Indeed the guitars aren’t the sole force which Hanging Garden presents. The bass guitar gets attention too, something which is always welcome considering how unappreciated bassists are in metal nowadays. Take the epic of the album, the wonderful closer “Fall Into Tehom” which contains specific moments where the only melody you hear is that of the bass, an element which will always be a pleasant surprise and will probably never become the norm in my book. Couple this amazing performance by all three different guitars (bass, acoustic, and electric) with simply one of the most brilliant vocal performances in a doom album which I’ve heard and you have grade A material. The deep growls fit masterfully with everything which is going on, whether it be the ferocity during most moments of “Shards Of Life”, or the downbeat verses of “The Mourners Plain”, it just works. Vocalist Ari Nieminen provides an expert performance which is simply the pinnacle of what this album represents.
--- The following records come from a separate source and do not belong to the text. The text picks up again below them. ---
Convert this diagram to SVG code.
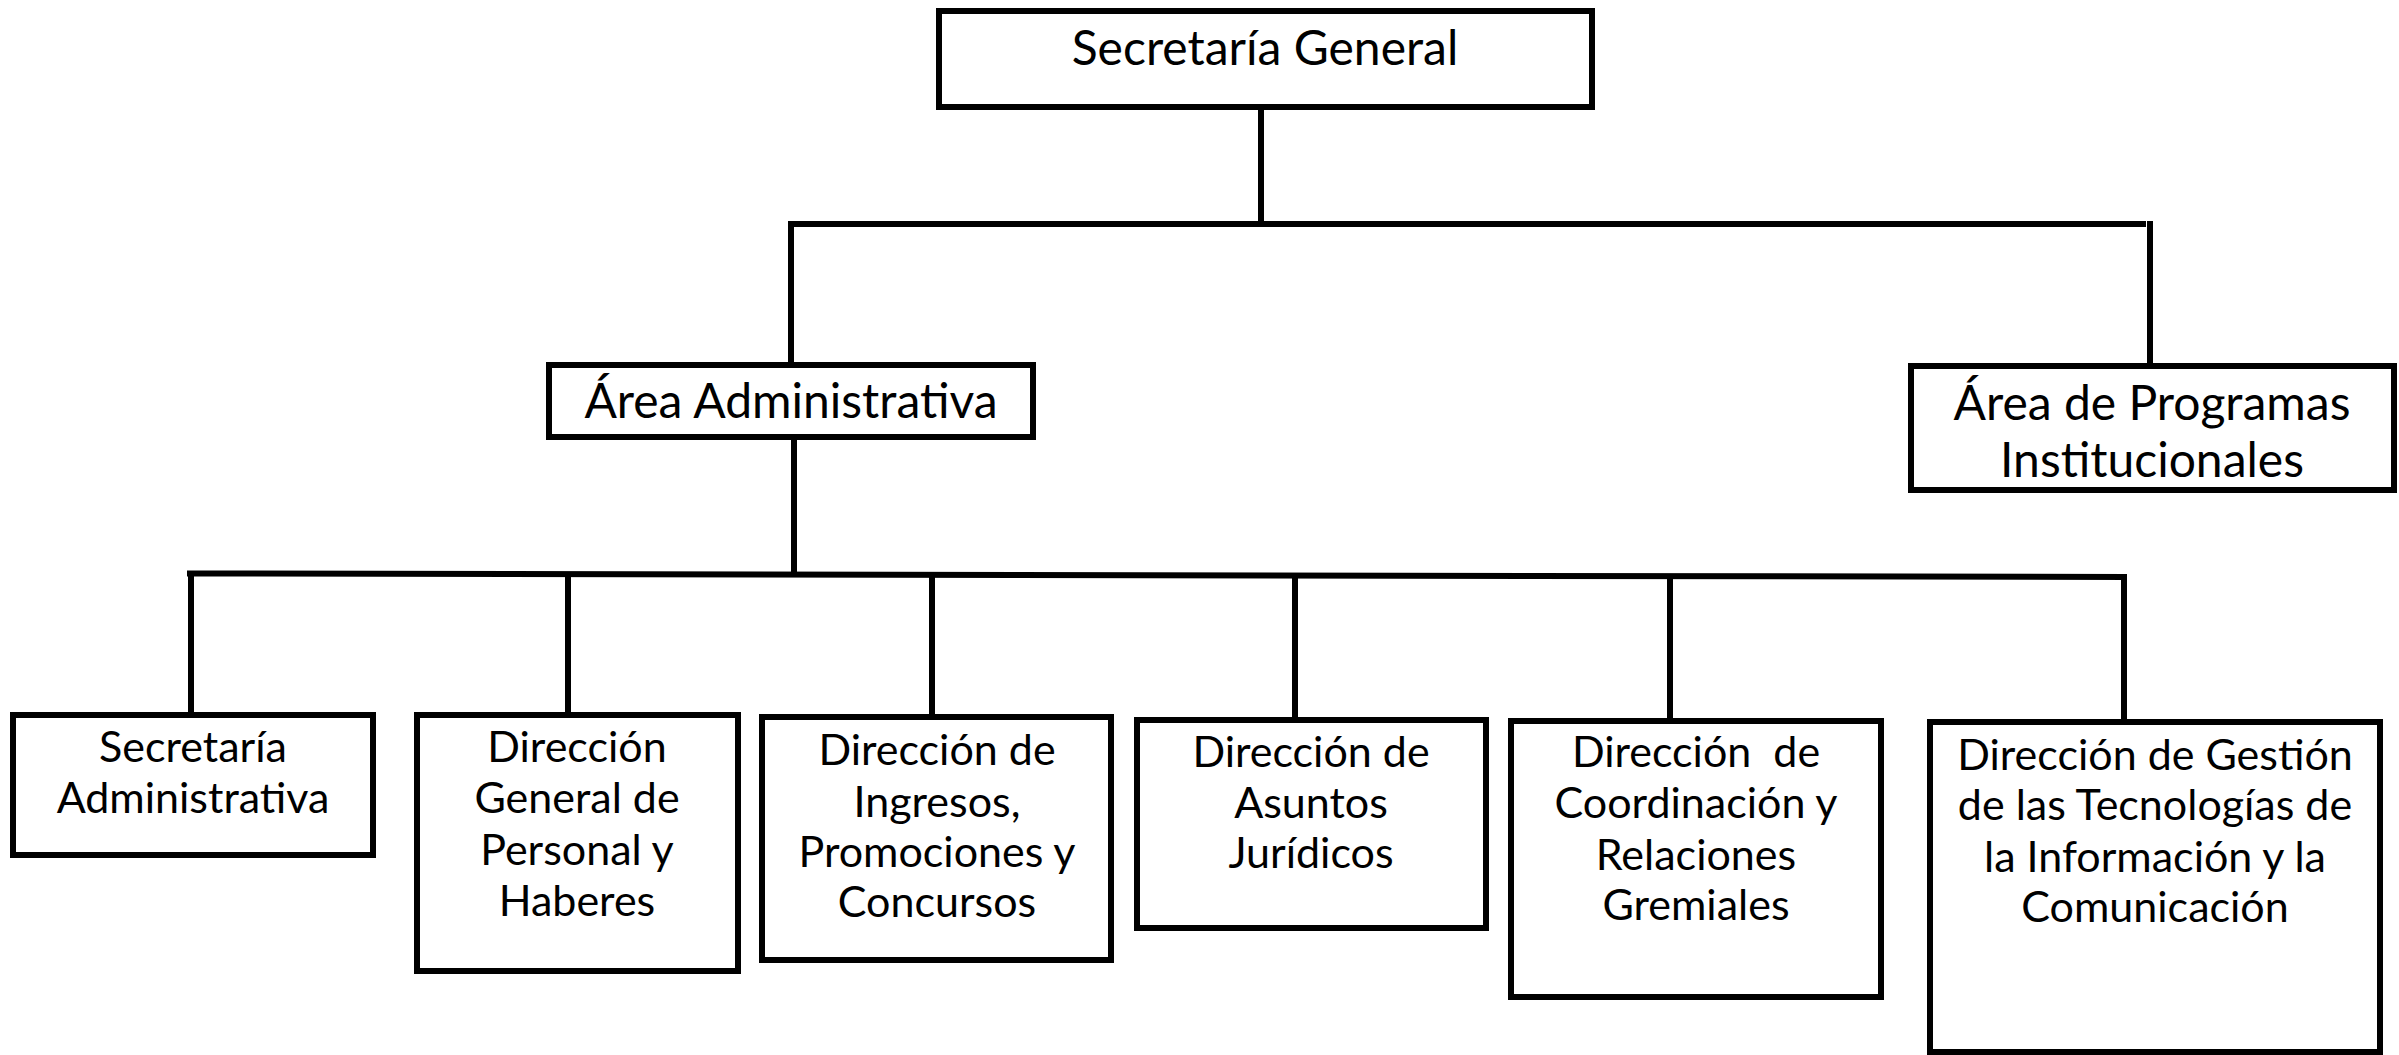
<svg xmlns="http://www.w3.org/2000/svg" width="2399" height="1055" viewBox="0 0 2399 1055">
<style>
.box{fill:#fff;stroke:#000;stroke-width:6}
.con{fill:none;stroke:#000;stroke-width:6}
text{font-family:Lato,"Open Sans","Liberation Sans",sans-serif;fill:#000;text-anchor:middle}
.big{font-size:48px}
.sm{font-size:43px}
</style>
<rect width="2399" height="1055" fill="#fff"/>
<g id="connectors">
<path class="con" d="M1261,107 V224"/>
<path class="con" d="M791,224 H2146"/>
<path class="con" d="M791,221 V365"/>
<path class="con" d="M2150,221 V366"/>
<path class="con" d="M794,437 V575"/>
<path class="con" d="M187,573.5 L2127,577"/>
<path class="con" d="M191,571 V715"/>
<path class="con" d="M568,572 V715"/>
<path class="con" d="M932,572 V717"/>
<path class="con" d="M1295,573 V720"/>
<path class="con" d="M1670,574 V721"/>
<path class="con" d="M2124,574 V722"/>
</g>
<g id="secretaria-general">
<rect class="box" x="939" y="11" width="653" height="96"/>
<text class="big" x="1265" y="65">Secretaría General</text>
</g>
<g id="area-administrativa">
<rect class="box" x="549" y="365" width="484" height="72"/>
<text class="big" x="791" y="418">Área Administrativa</text>
</g>
<g id="area-programas">
<rect class="box" x="1911" y="366" width="483" height="124"/>
<text class="big" x="2152" y="420">Área de Programas</text>
<text class="big" x="2152" y="477">Institucionales</text>
</g>
<g id="secretaria-administrativa">
<rect class="box" x="13" y="715" width="360" height="140"/>
<text class="sm" x="193" y="762">Secretaría</text>
<text class="sm" x="193" y="813">Administrativa</text>
</g>
<g id="dir-personal">
<rect class="box" x="417" y="715" width="321" height="256"/>
<text class="sm" x="577" y="762">Dirección</text>
<text class="sm" x="577" y="813">General de</text>
<text class="sm" x="577" y="865">Personal y</text>
<text class="sm" x="577" y="916">Haberes</text>
</g>
<g id="dir-ingresos">
<rect class="box" x="762" y="717" width="349" height="243"/>
<text class="sm" x="937" y="765">Dirección de</text>
<text class="sm" x="937" y="817">Ingresos,</text>
<text class="sm" x="937" y="867">Promociones y</text>
<text class="sm" x="937" y="917">Concursos</text>
</g>
<g id="dir-juridicos">
<rect class="box" x="1137" y="720" width="349" height="208"/>
<text class="sm" x="1311" y="767">Dirección de</text>
<text class="sm" x="1311" y="818">Asuntos</text>
<text class="sm" x="1311" y="868">Jurídicos</text>
</g>
<g id="dir-gremiales">
<rect class="box" x="1511" y="721" width="370" height="276"/>
<text class="sm" x="1696" y="767" xml:space="preserve">Dirección  de</text>
<text class="sm" x="1696" y="818">Coordinación y</text>
<text class="sm" x="1696" y="870">Relaciones</text>
<text class="sm" x="1696" y="920">Gremiales</text>
</g>
<g id="dir-tic">
<rect class="box" x="1930" y="722" width="450" height="330"/>
<text class="sm" x="2155" y="770">Dirección de Gestión</text>
<text class="sm" x="2155" y="820">de las Tecnologías de</text>
<text class="sm" x="2155" y="872">la Información y la</text>
<text class="sm" x="2155" y="922">Comunicación</text>
</g>
</svg>
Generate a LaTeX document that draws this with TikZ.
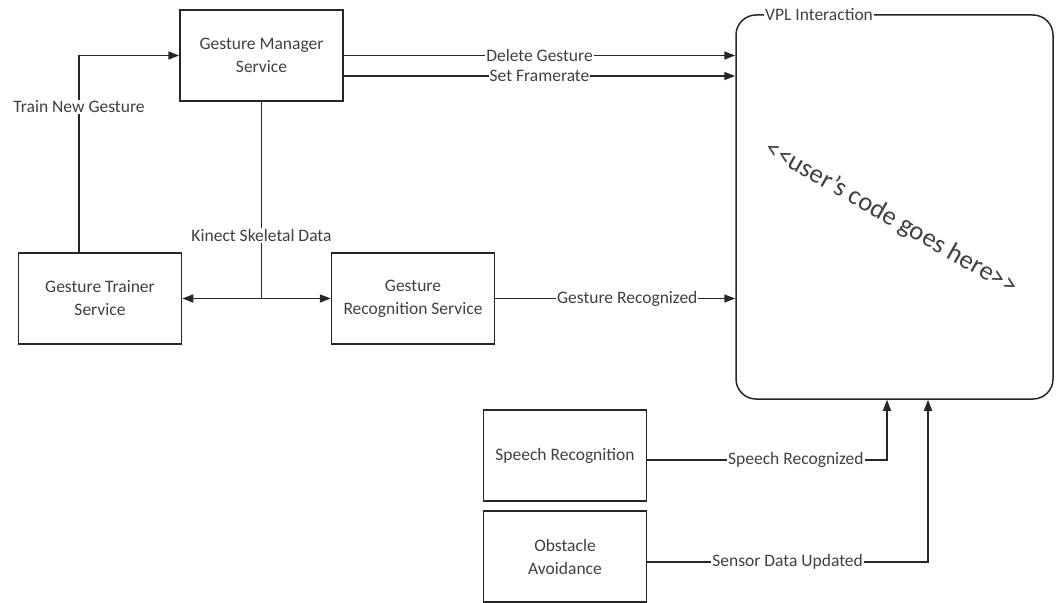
\documentclass[tikz,border=0pt]{standalone}
\usepackage{fontspec}
\setmainfont{Carlito}
\usetikzlibrary{arrows.meta}
\begin{document}
\begin{tikzpicture}[x=1pt,y=-1pt,
  txt/.style={text=black!75, font=\fontsize{17.5}{23}\selectfont},
  box/.style={draw=black!85, line width=1.5pt, txt, align=center,
              minimum width=163pt, minimum height=91pt, inner sep=0pt},
  link/.style={draw=black!85, line width=1.5pt},
  arr/.style={link, -{Triangle[length=11pt,width=8pt]}},
  lbl/.style={txt, fill=white, inner xsep=1pt, inner ysep=1pt}]
\useasboundingbox (0,0) rectangle (1056,602);

% services
\node[box] (gm) at (261.5,55.5) {Gesture Manager\\Service};
\node[box] (gt) at (100,298.5) {Gesture Trainer\\Service};
\node[box] (gr) at (413,298.5) {Gesture\\Recognition Service};
\node[box] (sr) at (565,455.5) {Speech Recognition};
\node[box] (oa) at (565,556.5) {Obstacle\\Avoidance};

% VPL container
\node[draw=black!85, line width=1.5pt, rounded corners=20pt,
      minimum width=317pt, minimum height=384pt] (vpl) at (894.5,207) {};
\node[lbl] (vpltitle) at (819,15) {VPL Interaction};
\node[txt, font=\fontsize{26.5}{30}\selectfont, rotate=-29.6] (code)
  at (891,218) {{<}{<}user’s code goes here{>}{>}};

% connectors
\coordinate (tc) at (79,0);
\coordinate (sx) at (887,0);
\coordinate (ox) at (928,0);
\draw[arr] (gt.north -| tc) |- node[lbl,pos=0.37] {Train New Gesture} (gm.west);
\draw[arr] (gm.east) -- node[lbl] {Delete Gesture} (gm.east -| vpl.west);
\draw[arr] ([yshift=-20.5pt]gm.east) -- node[lbl] {Set Framerate}
  ([yshift=-20.5pt]gm.east -| vpl.west);

\coordinate (j) at (gm.south |- gt.east);
\draw[link] (gm.south) -- node[lbl,pos=0.68] {Kinect Skeletal Data} (j);
\draw[arr] (j) -- (gt.east);
\draw[arr] (j) -- (gr.west);
\draw[arr] (gr.east) -- node[lbl,pos=0.55] {Gesture Recognized} (gr.east -| vpl.west);

\draw[arr] ([yshift=-4.5pt]sr.east) -| node[lbl,pos=0.31] {Speech Recognized} (sx |- vpl.south);
\draw[arr] ([yshift=-5.5pt]oa.east) -| node[lbl,pos=0.25] {Sensor Data Updated} (ox |- vpl.south);
\end{tikzpicture}
\end{document}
If you don’t like doom metal, this is an album for you. If you love doom, all the same to you. This album is the pinnacle, the top, the best, of what this style of doom has put out. The atmosphere is thick, the guitars are abrasive but lasting, and the music is just plain quality. This is everything which a metal record strives to be and more, a tour-de-force in masterful songwriting and the flawless execution of a genre which may not be the most accessible of metal subsidiaries. Once all is said and done, once “Fall Into Tehom” fades out of the speakers for the first time, sit back and really think during those first few but extremely crucial moments after an album has spun around for the first time. I can nearly guarantee that your mind will come up with nothing at all. Why is this" Why can you not decide whether it was “amazing” or “awful” after your first listen" Simple, your mind does not want to accept that this masterpiece has come to an end.